Some nights after this, Evangelist S— visited a dance-hall, with a desire, if possible, to see some of Satan’s pleasure votaries delivered from his kingdom and power, and brought to the feet of Jesus. Here he met this same man who had attended the preaching, and said to him, “Is there not some opportunity for God to work here?”
With a look of almost fiendish hate, and with a voice of almost hellish aversion, he got the reply, “What business have you here! you get out of this place at once!” Accordingly, the evangelist, complying with this abrupt and ill-mannered rebuke, retired and went his way.
The next morning at the hotel where the preacher was staying came a message from none other than the one who, less than twelve hours before, had so reviled him, written thus, “S—, I treated you very rudely last night. I am sorry. I want you to forgive me. I go to Chester today to transact some business, and this evening at five o’clock I shall meet you. I want this question of salvation settled.”
That evening at a little before five o’clock, a man lay prostrate in the streets of Chester, bearing on his troubled brow the stamp of approaching death. A physician was hastily summoned, to whom the dying man said, “Doctor, is my condition anything serious? I have an appointment to soon meet a man in P—, which I must keep.”
“Man,” replied the physician, “you are dying, and, if you have anything to say, say it now.”
Gathering up his remaining strength, he took a pencil and wrote the evangelist the following line: —
“The night I heard you-preach I was deeply moved and troubled. I could not rest, so I took a drink to get relief. I took another and another to drown that terrible voice that harassed me. When I spoke to you at the hall that night I felt as though I were possessed by the devil. And now the question remains unsettled, and it’s too late.”

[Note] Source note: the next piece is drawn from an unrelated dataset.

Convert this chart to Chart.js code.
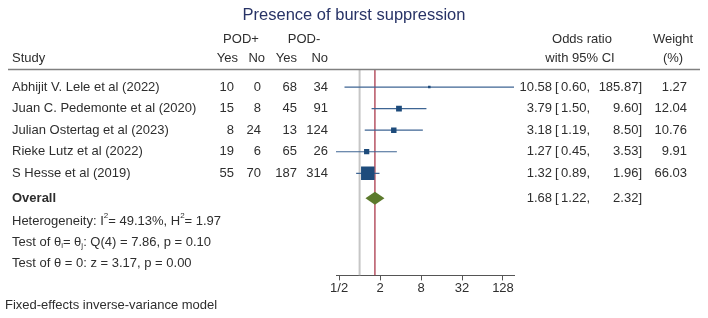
<!DOCTYPE html>
<html><head><meta charset="utf-8">
<script src="https://cdn.jsdelivr.net/npm/chart.js@4"></script>
<style>html,body{margin:0;padding:0;background:#fff}canvas{display:block}</style>
</head><body>
<canvas id="c" width="708" height="318"></canvas>
<script>
// ---- data ----
const studies = ['Abhijit V. Lele et al (2022)', 'Juan C. Pedemonte et al (2020)', 'Julian Ostertag et al (2023)', 'Rieke Lutz et al (2022)', 'S Hesse et al (2019)'];
const podPosYes = [10, 15, 8, 19, 55];
const podPosNo = [0, 8, 24, 6, 70];
const podNegYes = [68, 45, 13, 65, 187];
const podNegNo = [34, 91, 124, 26, 314];
const oddsRatio = [10.58, 3.79, 3.18, 1.27, 1.32];
const ciLower = [0.60, 1.50, 1.19, 0.45, 0.89];
const ciUpper = [185.87, 9.60, 8.50, 3.53, 1.96];
const weights = [1.27, 12.04, 10.76, 9.91, 66.03];
const overallOR = 1.68, overallLower = 1.22, overallUpper = 2.32;
const tickValues = [0.5, 2, 8, 32, 128];
const tickLabels = ['1/2', '2', '8', '32', '128'];

// ---- layout ----
const FONT = '"Liberation Sans", Arial, sans-serif';
const TXT = '#2e2e2e';
const rowPos = studies.map((s, i) => i + 1);
const overallRow = 6.16;
const yMin = 0.16, yMax = 9.74;
const L2 = v => Math.log2(v);
const maxW = Math.max(...weights);
const sqSide = w => 13.5 * Math.sqrt(w / maxW);

const datasets = [];
datasets.push({
  label: 'studies', order: 0,
  data: oddsRatio.map((v, i) => ({ x: L2(v), y: rowPos[i] })),
  pointStyle: 'rect',
  pointRadius: weights.map(w => Math.max(sqSide(w) / Math.SQRT2, 1.8)),
  backgroundColor: '#1d4b7b', borderColor: '#1d4b7b', borderWidth: 0, showLine: false
});
studies.forEach((s, i) => {
  datasets.push({
    label: 'ci' + i, order: 1, showLine: true, pointRadius: 0, borderWidth: 1.2,
    borderColor: '#3e6593',
    data: [{ x: L2(ciLower[i]), y: rowPos[i] }, { x: L2(ciUpper[i]), y: rowPos[i] }]
  });
});
datasets.push({
  label: 'null', order: 3, showLine: true, pointRadius: 0, borderWidth: 2, borderColor: '#c6c6c6',
  data: [{ x: L2(1), y: yMin }, { x: L2(1), y: yMax }]
});
datasets.push({
  label: 'overall', order: 2, showLine: true, pointRadius: 0, borderWidth: 1.2, borderColor: '#a3283c',
  data: [{ x: L2(overallOR), y: yMin }, { x: L2(overallOR), y: yMax }]
});

function txt(ctx, s, x, y, align, font, color) {
  ctx.font = font || ('13px ' + FONT);
  ctx.fillStyle = color || TXT;
  ctx.textAlign = align || 'left';
  ctx.textBaseline = 'middle';
  ctx.fillText(s, x, y);
}
function rich(ctx, x, y, parts) {
  ctx.textAlign = 'left'; ctx.textBaseline = 'middle'; ctx.fillStyle = TXT;
  parts.forEach(([s, m]) => {
    if (m === 'sup') { ctx.font = '8px ' + FONT; ctx.fillText(s, x, y - 5); }
    else if (m === 'sub') { ctx.font = '8px ' + FONT; ctx.fillText(s, x, y + 4); }
    else { ctx.font = '13px ' + FONT; ctx.fillText(s, x, y); }
    x += ctx.measureText(s).width;
  });
}

const tablePlugin = {
  id: 'table',
  afterDatasetsDraw(chart) {
    const ctx = chart.ctx, xs = chart.scales.x, ys = chart.scales.y;
    const yo = ys.getPixelForValue(overallRow);
    ctx.save();
    ctx.beginPath();
    ctx.moveTo(xs.getPixelForValue(L2(overallLower)), yo);
    ctx.lineTo(xs.getPixelForValue(L2(overallOR)), yo - 6.5);
    ctx.lineTo(xs.getPixelForValue(L2(overallUpper)), yo);
    ctx.lineTo(xs.getPixelForValue(L2(overallOR)), yo + 6.5);
    ctx.closePath();
    ctx.fillStyle = '#5c7a2c';
    ctx.fill();
    ctx.restore();
  },
  afterDraw(chart) {
    const ctx = chart.ctx, ys = chart.scales.y;
    ctx.save();
    txt(ctx, 'Presence of burst suppression', 354, 15, 'center', '16.5px ' + FONT, '#283366');
    txt(ctx, 'POD+', 241, 39, 'center');
    txt(ctx, 'POD-', 304, 39, 'center');
    txt(ctx, 'Study', 12, 58);
    txt(ctx, 'Yes', 238, 58, 'right');
    txt(ctx, 'No', 265, 58, 'right');
    txt(ctx, 'Yes', 297, 58, 'right');
    txt(ctx, 'No', 328, 58, 'right');
    txt(ctx, 'Odds ratio', 582, 39, 'center');
    txt(ctx, 'with 95% CI', 580, 58, 'center');
    txt(ctx, 'Weight', 673, 39, 'center');
    txt(ctx, '(%)', 673, 58, 'center');
    ctx.strokeStyle = '#808080'; ctx.lineWidth = 1.5;
    ctx.beginPath(); ctx.moveTo(8, 69.5); ctx.lineTo(700, 69.5); ctx.stroke();
    studies.forEach((s, i) => {
      const y = ys.getPixelForValue(rowPos[i]);
      txt(ctx, s, 12, y);
      txt(ctx, String(podPosYes[i]), 234, y, 'right');
      txt(ctx, String(podPosNo[i]), 261, y, 'right');
      txt(ctx, String(podNegYes[i]), 297, y, 'right');
      txt(ctx, String(podNegNo[i]), 328, y, 'right');
      txt(ctx, oddsRatio[i].toFixed(2), 552, y, 'right');
      txt(ctx, '[', 555, y);
      txt(ctx, ciLower[i].toFixed(2) + ',', 590, y, 'right');
      txt(ctx, ciUpper[i].toFixed(2) + ']', 642, y, 'right');
      txt(ctx, weights[i].toFixed(2), 687, y, 'right');
    });
    const yo = ys.getPixelForValue(overallRow);
    txt(ctx, 'Overall', 12, yo, 'left', 'bold 13px ' + FONT);
    txt(ctx, overallOR.toFixed(2), 552, yo, 'right');
    txt(ctx, '[', 555, yo);
    txt(ctx, overallLower.toFixed(2) + ',', 590, yo, 'right');
    txt(ctx, overallUpper.toFixed(2) + ']', 642, yo, 'right');
    rich(ctx, 12, 221, [['Heterogeneity: I'], ['2', 'sup'], ['= 49.13%, H'], ['2', 'sup'], ['= 1.97']]);
    rich(ctx, 12, 242, [['Test of θ'], ['i', 'sub'], ['= θ'], ['j', 'sub'], [': Q(4) = 7.86, p = 0.10']]);
    rich(ctx, 12, 263, [['Test of θ = 0: z = 3.17, p = 0.00']]);
    txt(ctx, 'Fixed-effects inverse-variance model', 5, 305);
    ctx.restore();
  }
};

new Chart(document.getElementById('c'), {
  type: 'scatter',
  data: { datasets },
  options: {
    responsive: false, animation: false, devicePixelRatio: 1,
    layout: { padding: { left: 336, right: 194, top: 69, bottom: 22 } },
    plugins: { legend: { display: false }, tooltip: { enabled: false } },
    scales: {
      x: {
        type: 'linear',
        min: L2(Math.min(...ciLower)), max: L2(Math.max(...ciUpper)),
        afterBuildTicks: axis => { axis.ticks = tickValues.map(v => ({ value: L2(v) })); },
        ticks: {
          autoSkip: false, maxRotation: 0, padding: 0, color: TXT,
          font: { size: 13, family: FONT },
          callback: (v, i) => tickLabels[i]
        },
        grid: { drawOnChartArea: false, drawTicks: true, tickLength: 5, color: '#555' },
        border: { display: true, color: '#555', width: 1 }
      },
      y: { type: 'linear', reverse: true, min: yMin, max: yMax, display: false }
    }
  },
  plugins: [tablePlugin]
});
</script>
</body></html>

Having finished this, he raised high his hands and loudly cried, “Oh God, that night I might have been saved, but now I must be damned,” and fell over dead,
Reader, be advised and consider. Stop and reflect. An eternity of endless woe or eternal joy is straight before you. God in mercy and love calls your attention earnestly to it, and addresses Himself to your heart and conscience that you may repent and be converted. The morning with its joy and rapture cometh: also the night with its sorrow and misery. Oh, flee just now for refuge to Jesus ere you wait too long and say, “The harvest is past: the summer is ended and I am not saved.”